Rizal's concept of the importance of education is clearly enunciated in his work entitled Instruction wherein he sought improvements in the schools and in the methods of teaching. He maintained that the backwardness of his country during the Spanish ear was not due to the Filipinos' indifference, apathy or indolence as claimed by the rulers, but to the neglect of the Spanish authorities in the islands. For Rizal, the mission of education is to elevate the country to the highest seat of glory and to develop the people's mentality. Since education is the foundation of society and a prerequisite for social progress, Rizal claimed that only through education could the country be saved from domination.
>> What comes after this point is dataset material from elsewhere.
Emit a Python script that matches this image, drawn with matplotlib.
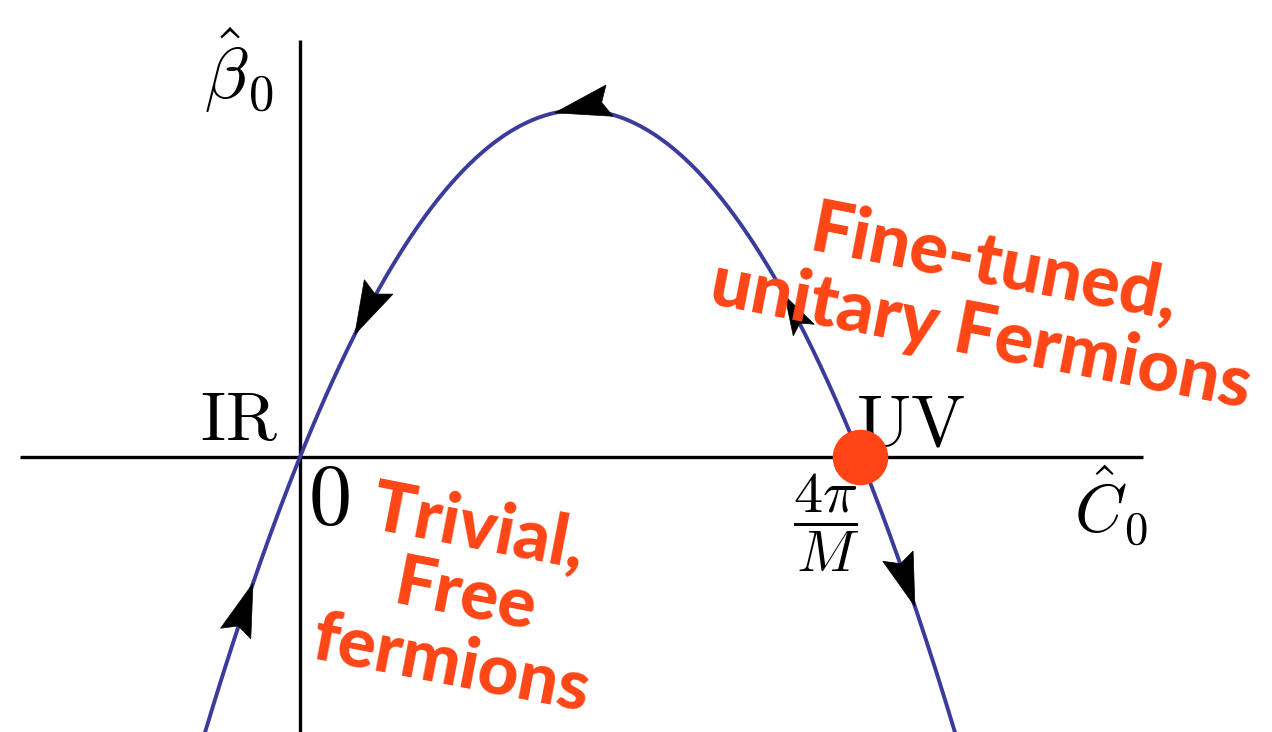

Rizal's philosophy of education, therefore, centers on the provision of proper motivation in order to bolster the great social forces that make education a success, to create in the youth an innate desire to cultivate his intelligence and give him life eternal.<<<
Note this statement:
***Since education is the foundation of society and a prerequisite for social progress, Rizal claimed that only through education could the country be saved from domination.***
Imagine an education foundation built on top of a foundation of Moral
Failure. What good would our high school, college and post graduate men and women be with their academic degrees if they have not taken to heart the difference between right and wrong and the need to choose right over wrong?
To answer that question we need only look at our country and the sad plight of most of our countrymen. While formal education is indeed a foundation of a society and a pre-requisite for social progress, there is a more basic foundation that such foundation must be built upon - that of a strong sense of what is right and wrong, and why we need to choose to do what is right and not what is wrong.